“This is mom and me at the zoo,” MacKenzie said. She slipped her finger across the touch screen on the tablet, scrolling through the photos. We’d been through our pictures and videos so many times I had their order memorized.
Even before all this shit that happened last weekend, the admission to the child psych hospital, I'd worried that it wasn't good for Mac, the way we kept April’s memory alive. I wondered if it was too close to keeping April herself alive, if it cast a shadow over MacKenzie, talking about her dead mother all the time. There was something morbid about it, a kid and her father so preoccupied with her mother's death.
The other part of me was terrified that unless I kept reminding MacKenzie of April, that April’s memory would fade away. That she would forget about her.
MacKenzie's shrink had said it was okay, had told me to talk about it with her as much as she wanted. Without the gruesome details, she stipulated. That was the shit I couldn't get out of my fucking head, the way April had been brutalized, so that was the shit I kept to myself, replaying the image of her in my mind over and over.
I kept the feelings to myself too, the guilt that washed over me like a tidal wave at times, so intense that I couldn't stand it. Guilt that I wasn't there when she was murdered; guilt that my association with the Inferno MC had been the cause of her death; and now, guilt that MacKenzie was so depressed.
The anger was almost worse than the guilt. Sometimes I felt it was eating away at me, at the core of who I was. I tried everything I could think to get rid of it. Shit, I fucking beat one of April's murderers to death with a sledgehammer after it happened. You'd think that would have done something to quell the tide of anger inside me.
I think it only made it worse.
I tried to hide it, to put on a happy front with MacKenzie, but I worried constantly that it was never enough, that she would sense the darkness in my soul, the shit that pumped through my veins. And, really, if I were honest with myself, I think she did. It had to be one of the reasons she wasn't doing well. She was spiraling downward since we'd moved to Las Vegas a year ago. We'd come back from Puerto Rico, where we were living with April's mother for a year after her murder. It took me that long to get my shit together, to face life again.
To face MacKenzie again.
I'd been there, physically present, but not really there, for her. I'd been just going through the motions of fatherhood, numb to everything. I was too wrapped up in my selfish shit, my grief over losing April, to really be there for MacKenzie. April's mother was a doting grandmother, and her family surrounded Mac with love, but fuck, if her own father was so wrapped up in his shit that he couldn't be there for her, what the hell chance did she have? No wonder she came back here and completely disintegrated once she was stuck with me.
We tried everything-grief counselor, child psychologist, psychiatrist. But Mac kept getting worse. She kept getting more and more depressed. Acting out at school. I thought it was an adjustment to the move-we'd never lived in Vegas, and kids took a while to adjust, right? It was last weekend that things reached a breaking point.

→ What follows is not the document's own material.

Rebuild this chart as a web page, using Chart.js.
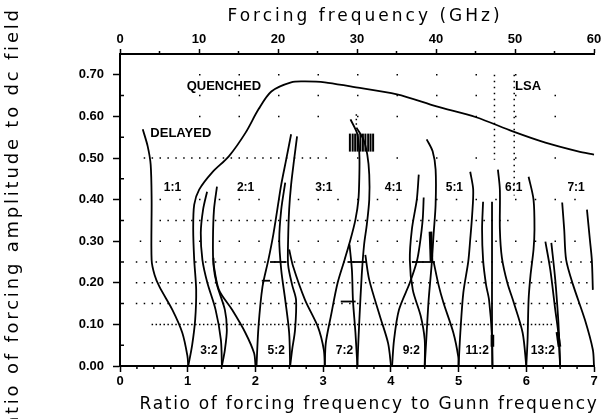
<!DOCTYPE html>
<html>
<head>
<meta charset="utf-8">
<title>Locking regions vs forcing frequency</title>
<script src="https://cdn.jsdelivr.net/npm/chart.js@4.4.1/dist/chart.umd.min.js"></script>
<style>
  html, body { margin: 0; padding: 0; background: #fff; }
  #wrap { width: 605px; height: 419px; position: relative; }
</style>
</head>
<body>
<div id="wrap"><canvas id="lockChart"></canvas></div>
<script>
// region boundaries, [ratio to Gunn frequency, ratio of amplitude to dc field]
var quenchedEdge = [[1.008,0],[1.066,0.051],[1.110,0.111],[1.125,0.183],[1.096,0.255],[1.081,0.328],[1.096,0.388],
  [1.169,0.424],[1.359,0.465],[1.607,0.504],[1.855,0.561],[2.045,0.617],[2.235,0.660],[2.527,0.682],[2.732,0.684],
  [3.024,0.682],[3.404,0.672],[4.091,0.653],[4.675,0.624],[5.260,0.598],[5.800,0.564],[6.282,0.537],[6.764,0.516],[7.0,0.508]];
var delayedEdge = [[0.336,0.569],[0.409,0.528],[0.453,0.484],[0.467,0.400],[0.467,0.255],[0.511,0.219],[0.584,0.190],
  [0.774,0.135],[0.920,0.080],[0.995,0.025],[1.008,0]];
var threeTwoLeft = [[1.286,0.419],[1.227,0.376],[1.193,0.320],[1.217,0.255],[1.290,0.200],[1.412,0.135],[1.490,0.063],[1.505,0]];
var threeTwoRight = [[1.432,0.431],[1.388,0.376],[1.373,0.304],[1.380,0.243],[1.432,0.195],[1.549,0.135],[1.578,0.087],[1.549,0.039],[1.505,0]];
var twoOneLeft = [[1.380,0.260],[1.388,0.239],[1.461,0.183],[1.656,0.135],[1.851,0.080],[1.980,0.031],[2.001,0]];
var twoOneRight = [[2.527,0.557],[2.454,0.496],[2.381,0.436],[2.323,0.376],[2.264,0.316],[2.191,0.255],[2.104,0.190],[2.045,0.094],[2.016,0]];
var fiveTwoRight = [[2.615,0.552],[2.571,0.496],[2.527,0.436],[2.498,0.376],[2.483,0.304],[2.483,0.243],[2.542,0.195],[2.600,0.159],[2.585,0.087],[2.542,0.039],[2.513,0]];
var fiveTwoLeft = [[2.440,0.441],[2.381,0.376],[2.352,0.304],[2.381,0.231],[2.440,0.159],[2.498,0.080],[2.513,0]];
var threeOneLeft = [[2.498,0.280],[2.557,0.239],[2.732,0.159],[2.923,0.094],[3.010,0.039],[3.024,0]];
var threeOneRight = [[3.404,0.593],[3.506,0.557],[3.535,0.508],[3.535,0.460],[3.521,0.400],[3.477,0.352],[3.404,0.304],
  [3.316,0.255],[3.214,0.200],[3.112,0.118],[3.039,0.055],[3.024,0]];
var sevenTwoLeft = [[3.389,0.292],[3.425,0.231],[3.440,0.159],[3.477,0.080],[3.506,0]];
var sevenTwoRight = [[3.492,0.573],[3.594,0.545],[3.652,0.508],[3.681,0.460],[3.681,0.400],[3.645,0.340],[3.605,0.292],
  [3.570,0.219],[3.535,0.111],[3.515,0.039],[3.506,0]];
var fourOneLeft = [[3.623,0.267],[3.681,0.207],[3.842,0.118],[3.959,0.055],[4.003,0]];
var fourOneRight = [[4.485,0.405],[4.470,0.352],[4.427,0.292],[4.383,0.251],[4.280,0.200],[4.120,0.135],[4.047,0.063],[4.018,0]];
var nineTwoLeft = [[4.412,0.460],[4.383,0.400],[4.310,0.328],[4.280,0.255],[4.324,0.183],[4.441,0.120],[4.500,0.063],[4.500,0]];
var nineTwoRight = [[4.529,0.545],[4.617,0.516],[4.661,0.472],[4.661,0.388],[4.631,0.316],[4.602,0.243],[4.558,0.159],[4.529,0.080],[4.500,0]];
var fiveOneLeft = [[4.631,0.251],[4.704,0.195],[4.777,0.152],[4.923,0.080],[4.996,0.022],[5.0,0]];
var fiveOneRight = [[5.172,0.467],[5.216,0.424],[5.201,0.364],[5.172,0.304],[5.143,0.251],[5.070,0.176],[5.026,0.080],[5.0,0]];
var elevenTwoLeft = [[5.362,0.395],[5.347,0.328],[5.362,0.255],[5.406,0.195],[5.450,0.159],[5.494,0.070],[5.5,0]];
var elevenTwoRight = [[5.494,0.395],[5.494,0.255],[5.494,0.080],[5.5,0]];
var sixOneLeft = [[5.581,0.472],[5.610,0.424],[5.610,0.328],[5.640,0.260],[5.720,0.200],[5.810,0.155],[5.946,0.080],[6.0,0]];
var sixOneRight = [[6.034,0.455],[6.107,0.400],[6.121,0.328],[6.107,0.280],[6.063,0.219],[6.034,0.159],[6.019,0.063],[6.0,0]];
var thirteenTwoLeft = [[6.282,0.299],[6.355,0.231],[6.428,0.135],[6.472,0.080],[6.5,0]];
var thirteenTwoRight = [[6.370,0.296],[6.428,0.207],[6.472,0.111],[6.486,0.063],[6.5,0]];
var sevenOneLeft = [[6.530,0.393],[6.560,0.328],[6.589,0.255],[6.691,0.195],[6.866,0.111],[6.983,0.039],[7.0,0]];
var sevenOneRight = [[6.896,0.376],[6.939,0.304],[6.968,0.255],[6.983,0.183]];

// short horizontal marks and heavy bits
var markBars = [
  [[2.216,0.25],[2.459,0.25]],
  [[2.094,0.205],[2.216,0.205]],
  [[3.36,0.25],[3.64,0.25]],
  [[3.26,0.155],[3.48,0.155]],
  [[4.31,0.25],[4.65,0.25]]
];
var heavyBits = [
  [[4.585,0.323],[4.600,0.251]],
  [[5.500,0.075],[5.500,0.046]],
  [[6.460,0.082],[6.490,0.046]]
];

// hatched patch above the 3:1 / 7:2 region
var hatchX = [3.395, 3.436, 3.473, 3.509, 3.550, 3.587, 3.624, 3.665, 3.700, 3.738];
var hatchLevel = 0.537;

// LSA limits in GHz
var lsaGHz = [47.4, 49.9];
var lsaTop = [0.70, 0.70];
var lsaBottom = [0.496, 0.410];

// dotted rows of measurement points (GHz)
var dotRowLevel = [0.70, 0.65, 0.60, 0.50, 0.50, 0.40, 0.35, 0.30, 0.25, 0.20, 0.15, 0.10];
var dotRowFrom = [10, 10, 10, 3, 30, 2.5, 5, 2.5, 2, 2, 2, 4];
var dotRowTo = [55, 60, 60, 27, 60, 60, 50, 60, 60, 60, 60, 55];
var dotRowStep = [5, 5, 5, 1, 5, 2.5, 1, 2.5, 1.25, 1, 1, 0.5];

// labels written on the figure
var labelText = ['QUENCHED', 'DELAYED', 'LSA', '1:1', '2:1', '3:1', '4:1', '5:1', '6:1', '7:1',
  '3:2', '5:2', '7:2', '9:2', '11:2', '13:2'];
var labelX = [1.534, 0.898, 6.026, 0.774, 1.855, 3.010, 4.039, 4.938, 5.815, 6.735,
  1.315, 2.308, 3.316, 4.302, 5.274, 6.245];
var labelY = [0.672, 0.559, 0.672, 0.429, 0.429, 0.429, 0.429, 0.429, 0.429, 0.429,
  0.038, 0.038, 0.038, 0.036, 0.036, 0.036];

var xTitle = 'Ratio of forcing frequency to Gunn frequency';
var x2Title = 'Forcing frequency (GHz)';
var yTitle = 'Ratio of forcing amplitude to dc field';

var yMinor = [0.05, 0.15, 0.25, 0.35, 0.45, 0.55, 0.65];
var xMinor = [0.25, 0.5, 0.75, 1.25, 1.5, 1.75, 2.25, 2.5, 2.75, 3.25, 3.5, 3.75, 4.25, 4.5, 4.75, 5.25, 5.5, 5.75, 6.25, 6.5, 6.75];
var ghzMinor = [5, 15, 25, 35, 45, 55];

var FONT = '"Liberation Sans", Arial, sans-serif';
var TITLE_FONT = '"DejaVu Sans", sans-serif';

function toXY(pts) {
  return pts.map(function (p) { return { x: p[0], y: p[1] }; });
}

function curve(pts, width, tension) {
  return {
    data: toXY(pts),
    showLine: true,
    borderColor: '#000',
    borderWidth: width,
    pointRadius: 0,
    tension: tension,
    clip: 6
  };
}

var datasets = [];

// dotted rows first so the curves sit on top
dotRowLevel.forEach(function (lvl, i) {
  var step = dotRowStep[i];
  datasets.push({
    xAxisID: 'x2',
    data: [{ x: dotRowFrom[i], y: lvl }, { x: dotRowTo[i], y: lvl }],
    showLine: true,
    borderColor: '#000',
    borderWidth: 1.5,
    borderCapStyle: 'butt',
    pointRadius: 0,
    borderDash: function (c) {
      var s = c.chart.scales.x2;
      var gap = s.getPixelForValue(step) - s.getPixelForValue(0);
      return [1.5, Math.max(gap - 1.5, 1)];
    }
  });
});

lsaGHz.forEach(function (g, i) {
  datasets.push({
    xAxisID: 'x2',
    data: [{ x: g, y: lsaTop[i] }, { x: g, y: lsaBottom[i] }],
    showLine: true,
    borderColor: '#000',
    borderWidth: 1.5,
    borderCapStyle: 'butt',
    pointRadius: 0,
    borderDash: [1.5, 4.5]
  });
});

// little dotted stub above the hatch
datasets.push({
  data: [{ x: 3.49, y: 0.605 }, { x: 3.49, y: 0.576 }],
  showLine: true, borderColor: '#000', borderWidth: 1.5, pointRadius: 0, borderDash: [1.5, 3]
});

[quenchedEdge, delayedEdge, threeTwoLeft, threeTwoRight, twoOneLeft, twoOneRight, fiveTwoLeft, fiveTwoRight,
 threeOneLeft, threeOneRight, sevenTwoLeft, sevenTwoRight, fourOneLeft, fourOneRight, nineTwoLeft, nineTwoRight,
 fiveOneLeft, fiveOneRight, elevenTwoLeft, elevenTwoRight, sixOneLeft, sixOneRight, thirteenTwoLeft, thirteenTwoRight,
 sevenOneLeft, sevenOneRight].forEach(function (pts) {
  datasets.push(curve(pts, 1.8, 0.3));
});

markBars.forEach(function (pts) { datasets.push(curve(pts, 1.8, 0)); });
heavyBits.forEach(function (pts) { datasets.push(curve(pts, 3.6, 0)); });

datasets.push({
  data: hatchX.map(function (x) { return { x: x, y: hatchLevel }; }),
  showLine: false,
  pointStyle: 'line',
  rotation: 90,
  radius: 9,
  borderColor: '#000',
  backgroundColor: '#000',
  borderWidth: 2
});

var figureText = {
  id: 'figureText',
  afterDatasetsDraw: function (chart) {
    var ctx = chart.ctx;
    var xs = chart.scales.x, ys = chart.scales.y, xt = chart.scales.x2;
    var area = chart.chartArea;
    ctx.save();
    ctx.fillStyle = '#000';
    ctx.strokeStyle = '#000';
    ctx.textAlign = 'center';
    ctx.textBaseline = 'middle';
    for (var i = 0; i < labelText.length; i++) {
      ctx.font = 'bold ' + (i < 3 ? 13 : 12) + 'px ' + FONT;
      ctx.fillText(labelText[i], xs.getPixelForValue(labelX[i]), ys.getPixelForValue(labelY[i]));
    }

    // axis titles, spaced out like the original lettering
    ctx.font = '17px ' + TITLE_FONT;
    ctx.letterSpacing = '1.7px';
    ctx.fillText(xTitle, (area.left + area.right) / 2 + 12, 405);
    ctx.letterSpacing = '3px';
    ctx.fillText(x2Title, (area.left + area.right) / 2 + 8, 17);
    ctx.font = '18px ' + TITLE_FONT;
    ctx.letterSpacing = '2.8px';
    ctx.save();
    ctx.translate(13, 225);
    ctx.rotate(-Math.PI / 2);
    ctx.fillText(yTitle, 0, 0);
    ctx.restore();
    ctx.letterSpacing = '0px';

    // minor ticks
    ctx.lineWidth = 1.5;
    ctx.beginPath();
    yMinor.forEach(function (v) {
      var py = ys.getPixelForValue(v);
      ctx.moveTo(ys.right, py);
      ctx.lineTo(ys.right + 4, py);
    });
    xMinor.forEach(function (v) {
      var px = xs.getPixelForValue(v);
      ctx.moveTo(px, xs.top);
      ctx.lineTo(px, xs.top + 3);
    });
    ghzMinor.forEach(function (v) {
      var px = xt.getPixelForValue(v);
      ctx.moveTo(px, xt.bottom);
      ctx.lineTo(px, xt.bottom - 3);
    });
    ctx.stroke();
    ctx.restore();
  }
};

new Chart(document.getElementById('lockChart'), {
  type: 'scatter',
  data: { datasets: datasets },
  options: {
    responsive: true,
    maintainAspectRatio: false,
    animation: false,
    events: [],
    layout: { padding: { right: 6, left: 0, top: 0, bottom: 0 } },
    plugins: { legend: { display: false }, tooltip: { enabled: false } },
    scales: {
      x: {
        type: 'linear', position: 'bottom', min: 0, max: 7,
        ticks: { stepSize: 1, color: '#000', padding: 2, font: { family: FONT, size: 13, weight: 'bold' } },
        grid: { drawOnChartArea: false, tickLength: 6, tickColor: '#000', tickWidth: 1.5 },
        border: { color: '#000', width: 2 },
        afterFit: function (s) { s.height = 53; s.paddingLeft = 0; s.paddingRight = 0; }
      },
      x2: {
        type: 'linear', position: 'top', min: 0, max: 60,
        ticks: { stepSize: 10, color: '#000', padding: 2, font: { family: FONT, size: 13, weight: 'bold' } },
        grid: { drawOnChartArea: false, tickLength: 5, tickColor: '#000', tickWidth: 1.5 },
        border: { color: '#000', width: 2 },
        afterFit: function (s) { s.height = 54; s.paddingLeft = 0; s.paddingRight = 0; }
      },
      y: {
        type: 'linear', min: 0, max: 0.75,
        ticks: { stepSize: 0.1, color: '#000', padding: 9, font: { family: FONT, size: 13, weight: 'bold' },
                 callback: function (v) { return v.toFixed(2); } },
        afterBuildTicks: function (s) {
          s.ticks = s.ticks.filter(function (t) { return t.value <= 0.7001; });
        },
        grid: { drawOnChartArea: false, tickLength: 7, tickColor: '#000', tickWidth: 1.5 },
        border: { color: '#000', width: 2 },
        afterFit: function (s) { s.width = 120; s.paddingTop = 0; s.paddingBottom = 0; }
      }
    }
  },
  plugins: [figureText]
});
</script>
</body>
</html>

MacKenzie had told one of her teachers at school on Friday that she wanted to die so she could go to Heaven to be with her mother.
When the school called me, said they were calling her psychiatrist for an evaluation and told me why, I felt like my heart was being ripped out of my chest.
She spent the weekend in the hospital, in the child psych ward, under observation. That was when her doctors gently suggested we think about going back to Puerto Rico.
Or rather, the shrink suggested that Mac go back to Puerto Rico for a while.
Not that I join her.
Sure, they didn't come right out and say it, but what the hell else was that other than confirmation that I'm a shit father? MacKenzie was better off without me, better off with people who could be stable for her, who could show her more love than some fucking ex-biker ex-con. I tried, I really did. Wore myself to the bone trying to make up for being so out of touch after April died, so much that it tore me apart inside.
There was no way I was ever going to completely make it up to her.
I was just lost as a father.
I was no good, and I never would be.
“And that’s you and mom at the park,” I said, pointing to a photo of April sitting in the grass, holding MacKenzie in her lap, her arms wrapped around her. “You were barely walking then. I think you were a little over a year old. You loved having all that grass to play in.”
“And mom took me to the park a lot,” MacKenzie said, her voice questioning.
“All the time.” It was true. April had been a better parent than I could ever hope to be, from the very beginning. When Mac was born, she just seemed to know what to do immediately, without a second thought. Me? I was terrified, holding that little girl. I didn't have a clue what to do with her, when it came to changing diapers or feeding her. Hell, I was convinced I was going to break her, just by cradling her in my arms.